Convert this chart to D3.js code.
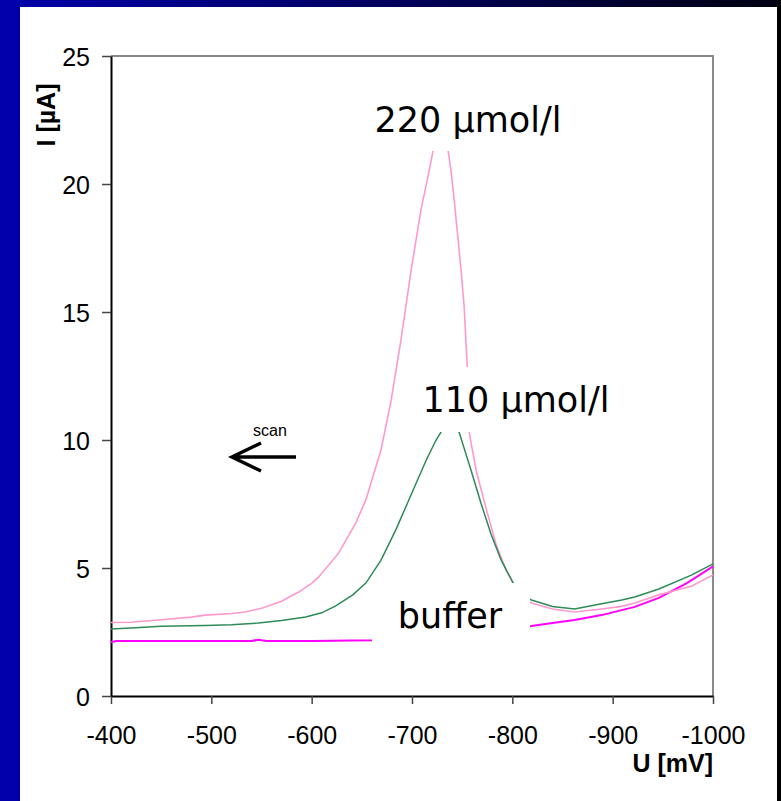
<!DOCTYPE html>
<html>
<head>
<meta charset="utf-8">
<script src="https://cdn.jsdelivr.net/npm/d3@7"></script>
<style>
body { margin: 0; background: #fff; overflow: hidden; }
svg { display: block; }
</style>
</head>
<body>
<div id="graph1"></div>
<script>
// potential U [mV] and current I [uA]
var u220 = [-400,-420,-450,-480,-494,-520,-534,-551,-570,-587,-600,-607,-627,-644,-654,-669,-679,-689,-699,-709,-717,-721,-729,-736,-739,-742,-746,-749,-752,-755,-757,-764,-774,-784,-794,-801,-810,-819,-840,-862,-889,-909,-922,-946,-979,-1000];
var i220 = [2.87,2.88,2.98,3.08,3.16,3.22,3.28,3.44,3.70,4.06,4.40,4.65,5.59,6.76,7.66,9.6,11.5,13.9,16.6,19.0,20.5,21.3,22.8,21.3,20.5,19.4,17.8,16.6,15.2,12.9,10.3,8.8,7.3,5.9,4.9,4.4,3.9,3.63,3.40,3.28,3.40,3.50,3.63,3.95,4.30,4.73];

var u110 = [-400,-420,-450,-494,-520,-547,-570,-594,-610,-624,-641,-654,-669,-684,-699,-714,-724,-732,-740,-747,-759,-769,-779,-789,-801,-810,-819,-840,-862,-889,-909,-922,-946,-979,-1000];
var i110 = [2.62,2.66,2.72,2.75,2.78,2.85,2.95,3.09,3.25,3.52,3.95,4.41,5.3,6.5,7.85,9.2,10.0,10.5,10.6,10.3,8.8,7.5,6.3,5.3,4.4,3.95,3.75,3.5,3.4,3.6,3.75,3.87,4.18,4.73,5.16];

var uBuf = [-400,-405,-450,-540,-547,-555,-600,-640,-660,-740,-819,-840,-862,-889,-922,-946,-974,-1000];
var iBuf = [2.10,2.15,2.15,2.15,2.2,2.15,2.15,2.17,2.18,2.45,2.73,2.85,2.97,3.16,3.48,3.83,4.41,5.06];

var xTicks = [-400,-500,-600,-700,-800,-900,-1000];
var yTicks = [0,5,10,15,20,25];

const width = 781;
const height = 801;
const padding = {top: 56, left: 111, right: 69, bottom: 105};

let graph = d3.select("#graph1")
	.append("svg")
	.attr("width", width)
	.attr("height", height);

let grad = graph.append("defs").append("linearGradient")
	.attr("id", "topbar");
grad.append("stop").attr("offset", "0%").attr("stop-color", "#0000aa");
grad.append("stop").attr("offset", "100%").attr("stop-color", "#000010");

graph.append("rect").attr("width", width).attr("height", height).attr("fill", "#fff");
graph.append("rect").attr("width", width).attr("height", 7).attr("fill", "url(#topbar)");
graph.append("rect").attr("width", 20).attr("height", height).attr("fill", "#0000aa");
graph.append("rect").attr("x", 777).attr("width", 4).attr("height", height).attr("fill", "#000");

let xScale = d3.scaleLinear()
	.domain([-400, -1000])
	.range([padding.left, width - padding.right + 1]);

let yScale = d3.scaleLinear()
	.domain([0, 25])
	.range([height - padding.bottom, padding.top]);

// plot frame (grey top and right)
graph.append("path")
	.attr("d", `M${xScale(-400)},${yScale(25)}H${xScale(-1000)}V${yScale(0)}`)
	.attr("fill", "none")
	.attr("stroke", "#8a8a8a")
	.attr("stroke-width", 2);

let xAxis = d3.axisBottom(xScale)
	.tickValues(xTicks)
	.tickFormat(d => String(d))
	.tickSize(8)
	.tickSizeOuter(0)
	.tickPadding(22);

let yAxis = d3.axisLeft(yScale)
	.tickValues(yTicks)
	.tickFormat(d => String(d))
	.tickSize(9)
	.tickSizeOuter(0)
	.tickPadding(12);

let gx = graph.append("g")
	.attr("transform", `translate(0, ${yScale(0)})`)
	.call(xAxis);
let gy = graph.append("g")
	.attr("transform", `translate(${xScale(-400)}, 0)`)
	.call(yAxis);

[gx, gy].forEach(function(g) {
	g.select(".domain").attr("stroke", "#000").attr("stroke-width", 2);
	g.selectAll(".tick line").attr("stroke", "#444").attr("stroke-width", 1.5);
	g.selectAll("text")
		.attr("fill", "#000")
		.style("font-family", "Liberation Sans, Arial, sans-serif")
		.style("font-size", "25px");
});
gy.selectAll("text").attr("dy", "0.36em");

let line = d3.line()
	.x(d => xScale(d[0]))
	.y(d => yScale(d[1]));

let series = [
	{u: uBuf, i: iBuf, color: "#ff00ff", w: 2},
	{u: u220, i: i220, color: "#ff99cc", w: 1.6},
	{u: u110, i: i110, color: "#2e8b57", w: 1.5}
];

series.forEach(function(s) {
	graph.append("path")
		.datum(s.u.map((v, k) => [v, s.i[k]]))
		.attr("d", line)
		.attr("fill", "none")
		.attr("stroke", s.color)
		.attr("stroke-width", s.w);
});

// labels sit on white boxes that hide the curves behind them
let labels = [
	{text: "220 \u00b5mol/l", x: 468, y: 132, box: [365, 95, 207, 56]},
	{text: "110 \u00b5mol/l", x: 516, y: 412, box: [420, 367, 195, 65]},
	{text: "buffer", x: 450, y: 628, box: [372, 583, 158, 67]}
];

labels.forEach(function(l) {
	graph.append("rect")
		.attr("x", l.box[0]).attr("y", l.box[1])
		.attr("width", l.box[2]).attr("height", l.box[3])
		.attr("fill", "#fff");
	graph.append("text")
		.attr("x", l.x)
		.attr("y", l.y)
		.attr("text-anchor", "middle")
		.style("font-family", "'Comic Sans MS', 'DejaVu Sans', sans-serif")
		.style("font-size", "35px")
		.text(l.text);
});

// scan arrow
graph.append("path")
	.attr("d", "M296,457H232M261,443L232,457L261,471")
	.attr("fill", "none")
	.attr("stroke", "#000")
	.attr("stroke-width", 3.5);

graph.append("text")
	.attr("x", 270)
	.attr("y", 436)
	.attr("text-anchor", "middle")
	.style("font-family", "Liberation Sans, Arial, sans-serif")
	.style("font-size", "16px")
	.text("scan");

graph.append("text")
	.attr("x", xScale(-1000))
	.attr("y", 772)
	.attr("text-anchor", "end")
	.style("font-family", "Liberation Sans, Arial, sans-serif")
	.style("font-size", "25px")
	.style("font-weight", "bold")
	.text("U [mV]");

graph.append("text")
	.attr("transform", "translate(55,115) rotate(-90)")
	.attr("text-anchor", "middle")
	.style("font-family", "Liberation Sans, Arial, sans-serif")
	.style("font-size", "25px")
	.style("font-weight", "bold")
	.text("I [\u00b5A]");
</script>
</body>
</html>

════════════════════

Your task is to repeat the material above exactly, without its pictures.

Convert this chart to D3.js code.
<!DOCTYPE html>
<html>
<head>
<meta charset="utf-8">
<script src="https://cdn.jsdelivr.net/npm/d3@7"></script>
<style>
body { margin: 0; background: #fff; overflow: hidden; }
svg { display: block; }
</style>
</head>
<body>
<div id="graph1"></div>
<script>
// potential U [mV] and current I [uA]
var u220 = [-400,-420,-450,-480,-494,-520,-534,-551,-570,-587,-600,-607,-627,-644,-654,-669,-679,-689,-699,-709,-717,-721,-729,-736,-739,-742,-746,-749,-752,-755,-757,-764,-774,-784,-794,-801,-810,-819,-840,-862,-889,-909,-922,-946,-979,-1000];
var i220 = [2.87,2.88,2.98,3.08,3.16,3.22,3.28,3.44,3.70,4.06,4.40,4.65,5.59,6.76,7.66,9.6,11.5,13.9,16.6,19.0,20.5,21.3,22.8,21.3,20.5,19.4,17.8,16.6,15.2,12.9,10.3,8.8,7.3,5.9,4.9,4.4,3.9,3.63,3.40,3.28,3.40,3.50,3.63,3.95,4.30,4.73];

var u110 = [-400,-420,-450,-494,-520,-547,-570,-594,-610,-624,-641,-654,-669,-684,-699,-714,-724,-732,-740,-747,-759,-769,-779,-789,-801,-810,-819,-840,-862,-889,-909,-922,-946,-979,-1000];
var i110 = [2.62,2.66,2.72,2.75,2.78,2.85,2.95,3.09,3.25,3.52,3.95,4.41,5.3,6.5,7.85,9.2,10.0,10.5,10.6,10.3,8.8,7.5,6.3,5.3,4.4,3.95,3.75,3.5,3.4,3.6,3.75,3.87,4.18,4.73,5.16];

var uBuf = [-400,-405,-450,-540,-547,-555,-600,-640,-660,-740,-819,-840,-862,-889,-922,-946,-974,-1000];
var iBuf = [2.10,2.15,2.15,2.15,2.2,2.15,2.15,2.17,2.18,2.45,2.73,2.85,2.97,3.16,3.48,3.83,4.41,5.06];

var xTicks = [-400,-500,-600,-700,-800,-900,-1000];
var yTicks = [0,5,10,15,20,25];

const width = 781;
const height = 801;
const padding = {top: 56, left: 111, right: 69, bottom: 105};

let graph = d3.select("#graph1")
	.append("svg")
	.attr("width", width)
	.attr("height", height);

let grad = graph.append("defs").append("linearGradient")
	.attr("id", "topbar");
grad.append("stop").attr("offset", "0%").attr("stop-color", "#0000aa");
grad.append("stop").attr("offset", "100%").attr("stop-color", "#000010");

graph.append("rect").attr("width", width).attr("height", height).attr("fill", "#fff");
graph.append("rect").attr("width", width).attr("height", 7).attr("fill", "url(#topbar)");
graph.append("rect").attr("width", 20).attr("height", height).attr("fill", "#0000aa");
graph.append("rect").attr("x", 777).attr("width", 4).attr("height", height).attr("fill", "#000");

let xScale = d3.scaleLinear()
	.domain([-400, -1000])
	.range([padding.left, width - padding.right + 1]);

let yScale = d3.scaleLinear()
	.domain([0, 25])
	.range([height - padding.bottom, padding.top]);

// plot frame (grey top and right)
graph.append("path")
	.attr("d", `M${xScale(-400)},${yScale(25)}H${xScale(-1000)}V${yScale(0)}`)
	.attr("fill", "none")
	.attr("stroke", "#8a8a8a")
	.attr("stroke-width", 2);

let xAxis = d3.axisBottom(xScale)
	.tickValues(xTicks)
	.tickFormat(d => String(d))
	.tickSize(8)
	.tickSizeOuter(0)
	.tickPadding(22);

let yAxis = d3.axisLeft(yScale)
	.tickValues(yTicks)
	.tickFormat(d => String(d))
	.tickSize(9)
	.tickSizeOuter(0)
	.tickPadding(12);

let gx = graph.append("g")
	.attr("transform", `translate(0, ${yScale(0)})`)
	.call(xAxis);
let gy = graph.append("g")
	.attr("transform", `translate(${xScale(-400)}, 0)`)
	.call(yAxis);

[gx, gy].forEach(function(g) {
	g.select(".domain").attr("stroke", "#000").attr("stroke-width", 2);
	g.selectAll(".tick line").attr("stroke", "#444").attr("stroke-width", 1.5);
	g.selectAll("text")
		.attr("fill", "#000")
		.style("font-family", "Liberation Sans, Arial, sans-serif")
		.style("font-size", "25px");
});
gy.selectAll("text").attr("dy", "0.36em");

let line = d3.line()
	.x(d => xScale(d[0]))
	.y(d => yScale(d[1]));

let series = [
	{u: uBuf, i: iBuf, color: "#ff00ff", w: 2},
	{u: u220, i: i220, color: "#ff99cc", w: 1.6},
	{u: u110, i: i110, color: "#2e8b57", w: 1.5}
];

series.forEach(function(s) {
	graph.append("path")
		.datum(s.u.map((v, k) => [v, s.i[k]]))
		.attr("d", line)
		.attr("fill", "none")
		.attr("stroke", s.color)
		.attr("stroke-width", s.w);
});

// labels sit on white boxes that hide the curves behind them
let labels = [
	{text: "220 \u00b5mol/l", x: 468, y: 132, box: [365, 95, 207, 56]},
	{text: "110 \u00b5mol/l", x: 516, y: 412, box: [420, 367, 195, 65]},
	{text: "buffer", x: 450, y: 628, box: [372, 583, 158, 67]}
];

labels.forEach(function(l) {
	graph.append("rect")
		.attr("x", l.box[0]).attr("y", l.box[1])
		.attr("width", l.box[2]).attr("height", l.box[3])
		.attr("fill", "#fff");
	graph.append("text")
		.attr("x", l.x)
		.attr("y", l.y)
		.attr("text-anchor", "middle")
		.style("font-family", "'Comic Sans MS', 'DejaVu Sans', sans-serif")
		.style("font-size", "35px")
		.text(l.text);
});

// scan arrow
graph.append("path")
	.attr("d", "M296,457H232M261,443L232,457L261,471")
	.attr("fill", "none")
	.attr("stroke", "#000")
	.attr("stroke-width", 3.5);

graph.append("text")
	.attr("x", 270)
	.attr("y", 436)
	.attr("text-anchor", "middle")
	.style("font-family", "Liberation Sans, Arial, sans-serif")
	.style("font-size", "16px")
	.text("scan");

graph.append("text")
	.attr("x", xScale(-1000))
	.attr("y", 772)
	.attr("text-anchor", "end")
	.style("font-family", "Liberation Sans, Arial, sans-serif")
	.style("font-size", "25px")
	.style("font-weight", "bold")
	.text("U [mV]");

graph.append("text")
	.attr("transform", "translate(55,115) rotate(-90)")
	.attr("text-anchor", "middle")
	.style("font-family", "Liberation Sans, Arial, sans-serif")
	.style("font-size", "25px")
	.style("font-weight", "bold")
	.text("I [\u00b5A]");
</script>
</body>
</html>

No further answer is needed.